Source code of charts
* Begin *
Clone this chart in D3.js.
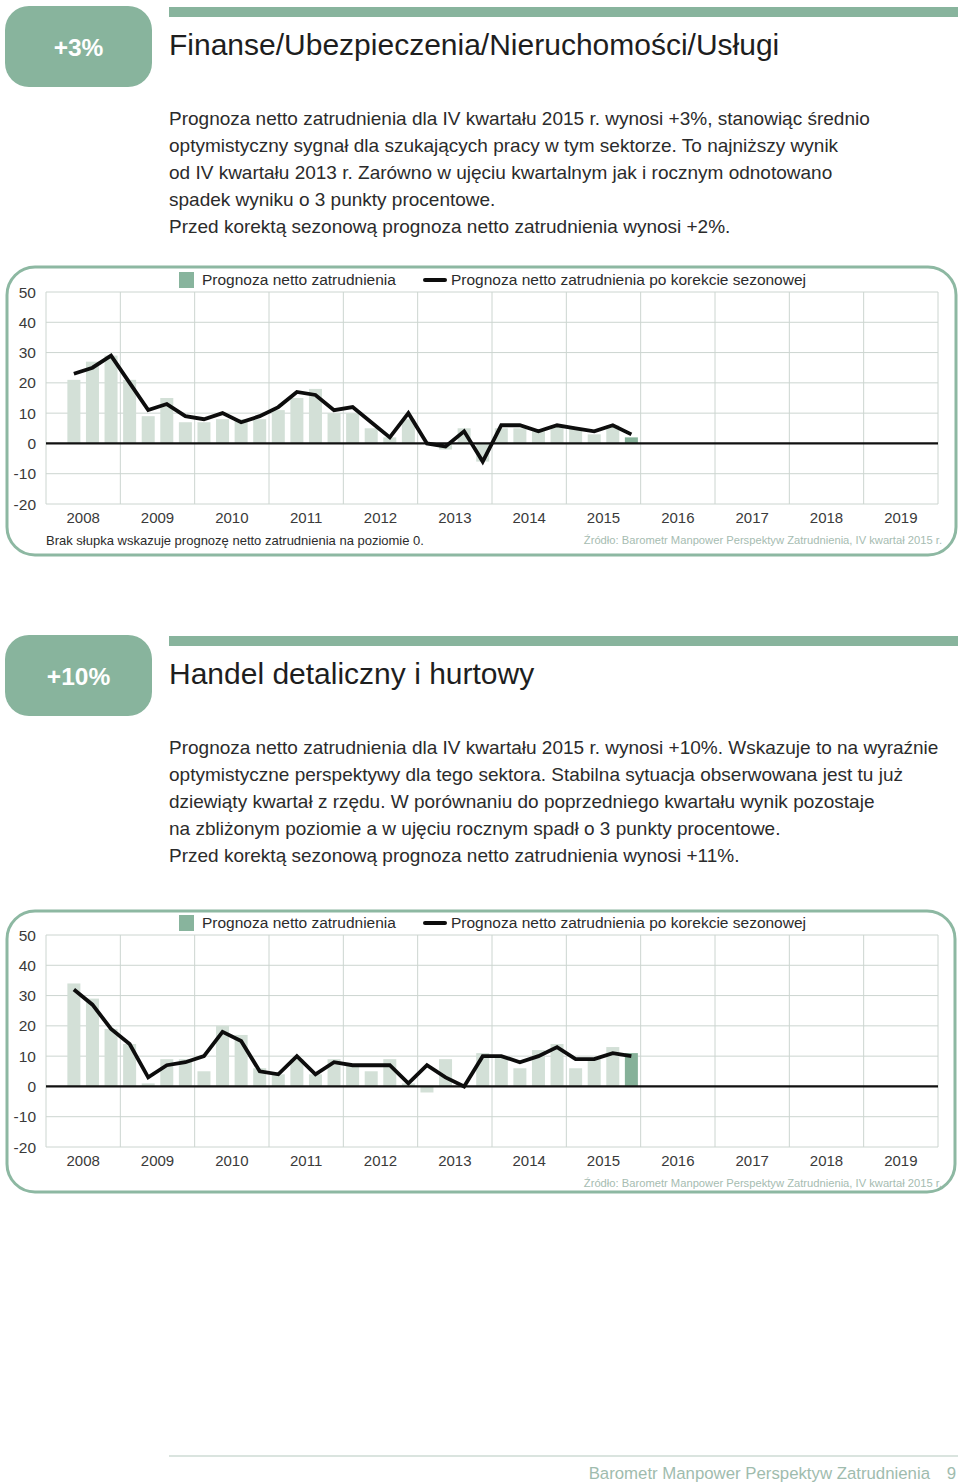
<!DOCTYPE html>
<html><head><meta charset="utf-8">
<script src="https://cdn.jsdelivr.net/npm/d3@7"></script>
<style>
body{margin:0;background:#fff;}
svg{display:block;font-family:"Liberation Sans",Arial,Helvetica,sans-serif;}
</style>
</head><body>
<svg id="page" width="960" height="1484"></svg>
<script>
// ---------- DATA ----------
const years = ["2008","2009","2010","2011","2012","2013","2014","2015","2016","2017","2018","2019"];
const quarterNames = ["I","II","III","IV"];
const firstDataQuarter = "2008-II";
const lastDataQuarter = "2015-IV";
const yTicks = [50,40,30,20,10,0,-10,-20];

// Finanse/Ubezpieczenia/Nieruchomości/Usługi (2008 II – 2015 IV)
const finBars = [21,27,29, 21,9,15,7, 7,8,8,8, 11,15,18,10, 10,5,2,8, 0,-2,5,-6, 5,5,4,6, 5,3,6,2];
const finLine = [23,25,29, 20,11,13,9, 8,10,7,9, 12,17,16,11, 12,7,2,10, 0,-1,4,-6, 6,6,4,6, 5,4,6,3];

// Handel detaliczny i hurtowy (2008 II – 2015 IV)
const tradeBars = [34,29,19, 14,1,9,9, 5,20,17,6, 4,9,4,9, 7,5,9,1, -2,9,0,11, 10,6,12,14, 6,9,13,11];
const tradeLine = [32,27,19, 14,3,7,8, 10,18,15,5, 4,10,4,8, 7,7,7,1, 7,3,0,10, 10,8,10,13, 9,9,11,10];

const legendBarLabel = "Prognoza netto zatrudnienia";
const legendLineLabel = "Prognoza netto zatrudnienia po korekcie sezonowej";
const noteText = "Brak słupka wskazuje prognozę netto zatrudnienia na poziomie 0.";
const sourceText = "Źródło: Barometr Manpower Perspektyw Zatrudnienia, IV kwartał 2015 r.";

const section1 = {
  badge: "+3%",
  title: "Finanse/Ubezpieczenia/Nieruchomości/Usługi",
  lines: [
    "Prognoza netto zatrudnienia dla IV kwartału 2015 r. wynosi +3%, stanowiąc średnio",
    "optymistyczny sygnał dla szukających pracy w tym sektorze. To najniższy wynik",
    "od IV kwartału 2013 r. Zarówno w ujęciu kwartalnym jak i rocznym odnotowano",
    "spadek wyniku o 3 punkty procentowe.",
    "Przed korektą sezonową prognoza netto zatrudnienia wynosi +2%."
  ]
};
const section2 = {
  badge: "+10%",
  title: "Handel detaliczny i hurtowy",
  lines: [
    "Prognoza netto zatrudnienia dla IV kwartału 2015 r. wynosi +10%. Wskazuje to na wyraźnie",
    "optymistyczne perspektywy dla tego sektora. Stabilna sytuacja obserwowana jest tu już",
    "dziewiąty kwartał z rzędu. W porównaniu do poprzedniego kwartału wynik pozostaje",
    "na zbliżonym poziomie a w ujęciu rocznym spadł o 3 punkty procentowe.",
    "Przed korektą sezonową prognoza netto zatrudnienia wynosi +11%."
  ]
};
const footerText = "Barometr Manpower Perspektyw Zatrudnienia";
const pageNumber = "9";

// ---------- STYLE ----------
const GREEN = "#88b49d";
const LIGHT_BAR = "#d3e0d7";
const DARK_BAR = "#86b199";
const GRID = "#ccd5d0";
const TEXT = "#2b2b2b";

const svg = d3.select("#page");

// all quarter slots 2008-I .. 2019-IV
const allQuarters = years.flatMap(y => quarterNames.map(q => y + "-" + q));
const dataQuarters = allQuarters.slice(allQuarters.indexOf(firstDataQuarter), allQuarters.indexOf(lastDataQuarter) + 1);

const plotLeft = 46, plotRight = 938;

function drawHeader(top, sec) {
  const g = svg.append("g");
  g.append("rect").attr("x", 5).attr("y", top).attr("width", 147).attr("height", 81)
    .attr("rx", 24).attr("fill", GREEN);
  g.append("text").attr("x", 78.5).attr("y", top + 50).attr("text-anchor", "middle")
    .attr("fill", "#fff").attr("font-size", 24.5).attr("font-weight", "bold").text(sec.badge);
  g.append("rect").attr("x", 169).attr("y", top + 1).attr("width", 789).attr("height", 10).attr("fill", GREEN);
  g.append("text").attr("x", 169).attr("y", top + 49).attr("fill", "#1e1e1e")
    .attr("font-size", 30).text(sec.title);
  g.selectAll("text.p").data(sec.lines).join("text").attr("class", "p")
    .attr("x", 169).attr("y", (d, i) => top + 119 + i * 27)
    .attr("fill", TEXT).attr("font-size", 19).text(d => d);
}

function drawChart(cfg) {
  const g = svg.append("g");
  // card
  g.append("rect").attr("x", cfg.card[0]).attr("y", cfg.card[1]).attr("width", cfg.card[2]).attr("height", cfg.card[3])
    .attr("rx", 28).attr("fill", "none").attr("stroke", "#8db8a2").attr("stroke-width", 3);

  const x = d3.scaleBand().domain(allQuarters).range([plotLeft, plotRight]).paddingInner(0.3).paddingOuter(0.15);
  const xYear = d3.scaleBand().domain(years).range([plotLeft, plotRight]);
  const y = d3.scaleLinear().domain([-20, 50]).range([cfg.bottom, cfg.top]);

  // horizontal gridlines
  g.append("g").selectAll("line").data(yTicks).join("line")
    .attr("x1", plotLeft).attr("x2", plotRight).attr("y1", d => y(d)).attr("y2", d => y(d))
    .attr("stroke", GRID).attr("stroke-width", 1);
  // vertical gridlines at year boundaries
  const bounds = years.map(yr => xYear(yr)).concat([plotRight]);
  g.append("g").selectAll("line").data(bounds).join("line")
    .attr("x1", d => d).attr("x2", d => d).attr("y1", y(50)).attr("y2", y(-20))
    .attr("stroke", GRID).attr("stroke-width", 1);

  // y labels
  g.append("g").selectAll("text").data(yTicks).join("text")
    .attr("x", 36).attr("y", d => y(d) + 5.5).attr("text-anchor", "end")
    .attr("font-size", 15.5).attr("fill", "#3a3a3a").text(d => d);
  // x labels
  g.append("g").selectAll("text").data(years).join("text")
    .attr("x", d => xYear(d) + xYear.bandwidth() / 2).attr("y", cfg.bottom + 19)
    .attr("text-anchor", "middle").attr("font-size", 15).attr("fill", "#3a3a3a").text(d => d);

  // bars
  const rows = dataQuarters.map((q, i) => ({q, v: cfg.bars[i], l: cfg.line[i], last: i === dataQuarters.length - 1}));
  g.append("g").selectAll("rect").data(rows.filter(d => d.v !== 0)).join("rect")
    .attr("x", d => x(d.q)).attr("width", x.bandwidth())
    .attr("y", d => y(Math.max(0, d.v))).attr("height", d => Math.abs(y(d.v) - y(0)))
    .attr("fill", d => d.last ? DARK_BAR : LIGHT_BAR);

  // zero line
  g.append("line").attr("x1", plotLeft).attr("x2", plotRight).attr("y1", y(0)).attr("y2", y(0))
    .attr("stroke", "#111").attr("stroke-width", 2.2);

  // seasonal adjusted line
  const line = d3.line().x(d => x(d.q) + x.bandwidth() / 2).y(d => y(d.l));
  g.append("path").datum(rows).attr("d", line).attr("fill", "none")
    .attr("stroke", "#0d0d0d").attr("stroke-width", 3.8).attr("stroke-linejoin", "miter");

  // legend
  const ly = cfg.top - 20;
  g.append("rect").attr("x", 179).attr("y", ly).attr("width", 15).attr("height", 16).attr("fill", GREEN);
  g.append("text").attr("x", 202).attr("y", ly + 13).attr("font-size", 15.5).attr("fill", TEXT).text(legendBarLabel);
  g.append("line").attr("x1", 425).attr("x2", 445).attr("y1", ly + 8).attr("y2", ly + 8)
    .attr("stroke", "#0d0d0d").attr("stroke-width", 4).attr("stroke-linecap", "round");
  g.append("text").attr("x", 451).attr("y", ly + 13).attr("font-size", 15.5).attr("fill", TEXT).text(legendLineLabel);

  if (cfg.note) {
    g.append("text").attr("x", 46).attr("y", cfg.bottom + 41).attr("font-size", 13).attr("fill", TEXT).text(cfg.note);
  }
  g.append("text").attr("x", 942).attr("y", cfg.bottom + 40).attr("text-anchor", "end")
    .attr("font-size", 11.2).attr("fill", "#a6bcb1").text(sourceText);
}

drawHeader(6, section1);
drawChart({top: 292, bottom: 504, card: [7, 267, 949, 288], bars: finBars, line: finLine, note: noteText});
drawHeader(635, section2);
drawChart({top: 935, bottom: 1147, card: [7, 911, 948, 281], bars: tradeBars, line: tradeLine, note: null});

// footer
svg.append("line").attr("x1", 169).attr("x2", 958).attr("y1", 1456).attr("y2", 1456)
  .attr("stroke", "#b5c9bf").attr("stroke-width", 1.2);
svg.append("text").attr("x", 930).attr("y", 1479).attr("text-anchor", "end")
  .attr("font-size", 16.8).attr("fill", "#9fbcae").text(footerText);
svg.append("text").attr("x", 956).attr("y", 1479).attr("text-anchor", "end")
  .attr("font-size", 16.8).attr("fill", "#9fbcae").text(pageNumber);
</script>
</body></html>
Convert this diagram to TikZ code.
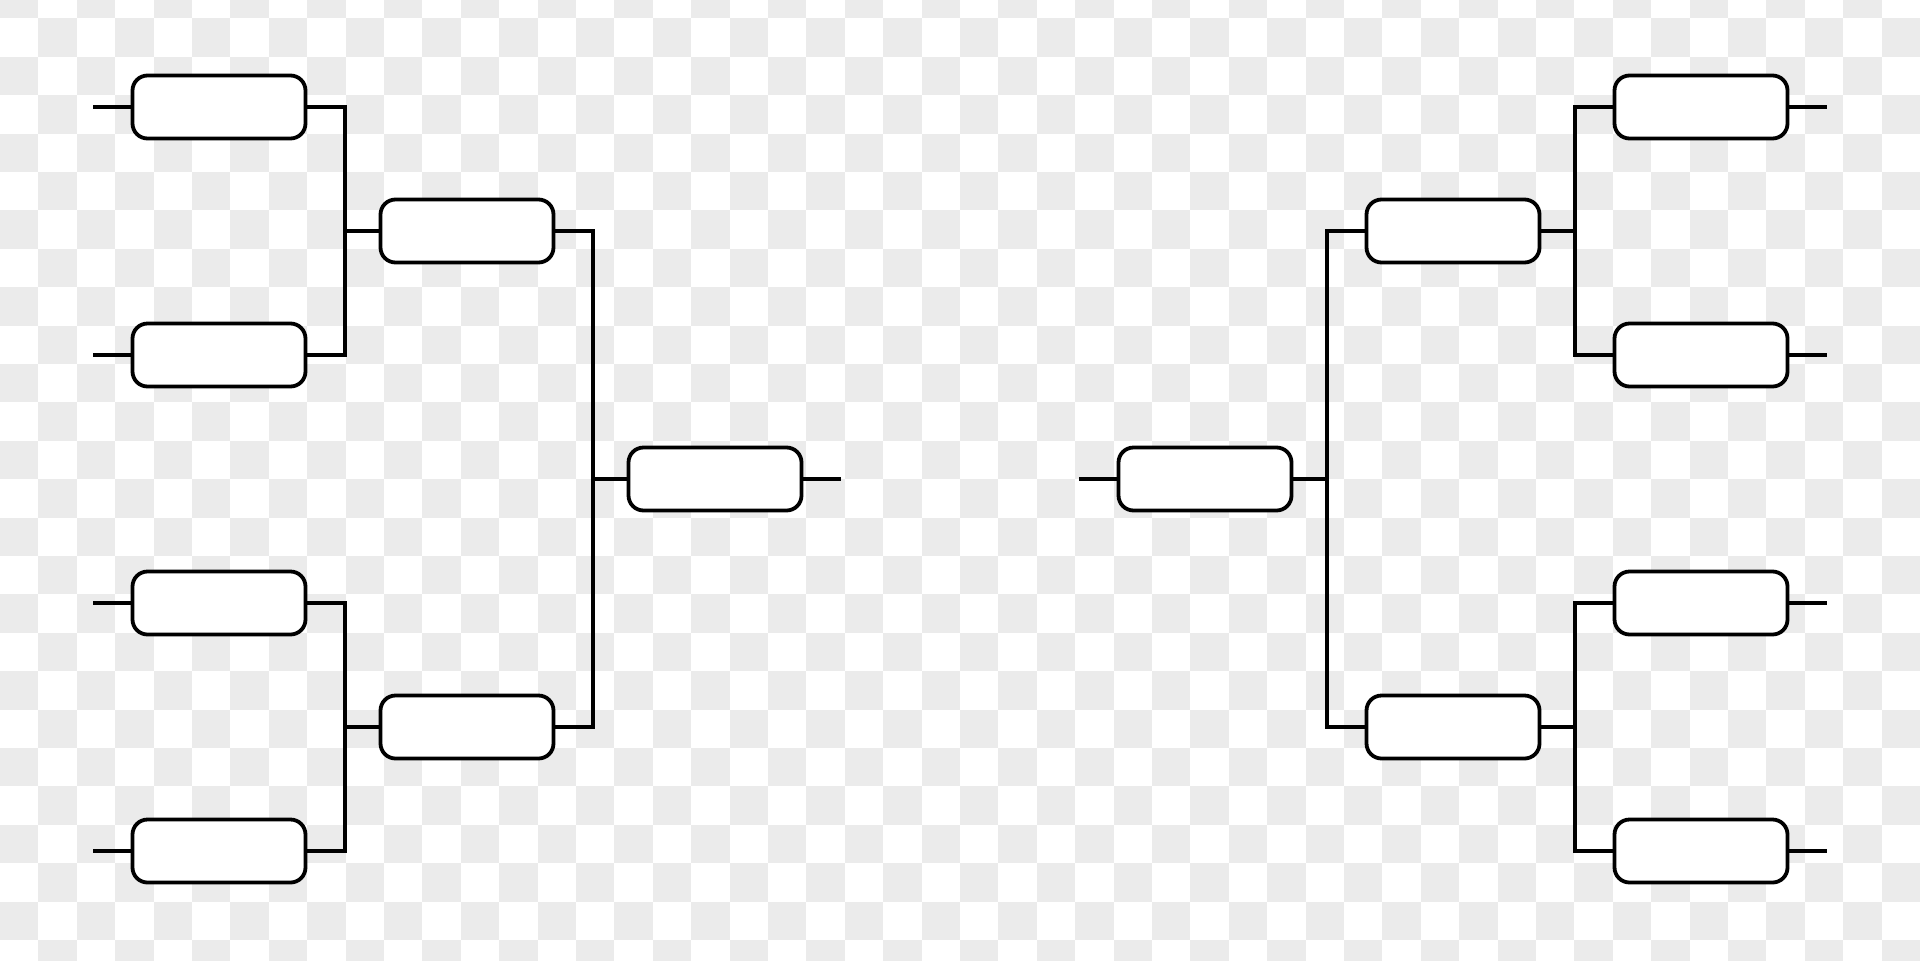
* End *
What is needed:
Write out exactly the opening lines of the data, stopping after the line that holds "Perspektyw Zatrudnienia, IV". Exclude pictures.

Task answer:
Clone this chart in D3.js.
<!DOCTYPE html>
<html><head><meta charset="utf-8">
<script src="https://cdn.jsdelivr.net/npm/d3@7"></script>
<style>
body{margin:0;background:#fff;}
svg{display:block;font-family:"Liberation Sans",Arial,Helvetica,sans-serif;}
</style>
</head><body>
<svg id="page" width="960" height="1484"></svg>
<script>
// ---------- DATA ----------
const years = ["2008","2009","2010","2011","2012","2013","2014","2015","2016","2017","2018","2019"];
const quarterNames = ["I","II","III","IV"];
const firstDataQuarter = "2008-II";
const lastDataQuarter = "2015-IV";
const yTicks = [50,40,30,20,10,0,-10,-20];

// Finanse/Ubezpieczenia/Nieruchomości/Usługi (2008 II – 2015 IV)
const finBars = [21,27,29, 21,9,15,7, 7,8,8,8, 11,15,18,10, 10,5,2,8, 0,-2,5,-6, 5,5,4,6, 5,3,6,2];
const finLine = [23,25,29, 20,11,13,9, 8,10,7,9, 12,17,16,11, 12,7,2,10, 0,-1,4,-6, 6,6,4,6, 5,4,6,3];

// Handel detaliczny i hurtowy (2008 II – 2015 IV)
const tradeBars = [34,29,19, 14,1,9,9, 5,20,17,6, 4,9,4,9, 7,5,9,1, -2,9,0,11, 10,6,12,14, 6,9,13,11];
const tradeLine = [32,27,19, 14,3,7,8, 10,18,15,5, 4,10,4,8, 7,7,7,1, 7,3,0,10, 10,8,10,13, 9,9,11,10];

const legendBarLabel = "Prognoza netto zatrudnienia";
const legendLineLabel = "Prognoza netto zatrudnienia po korekcie sezonowej";
const noteText = "Brak słupka wskazuje prognozę netto zatrudnienia na poziomie 0.";
const sourceText = "Źródło: Barometr Manpower Perspektyw Zatrudnienia, IV kwartał 2015 r.";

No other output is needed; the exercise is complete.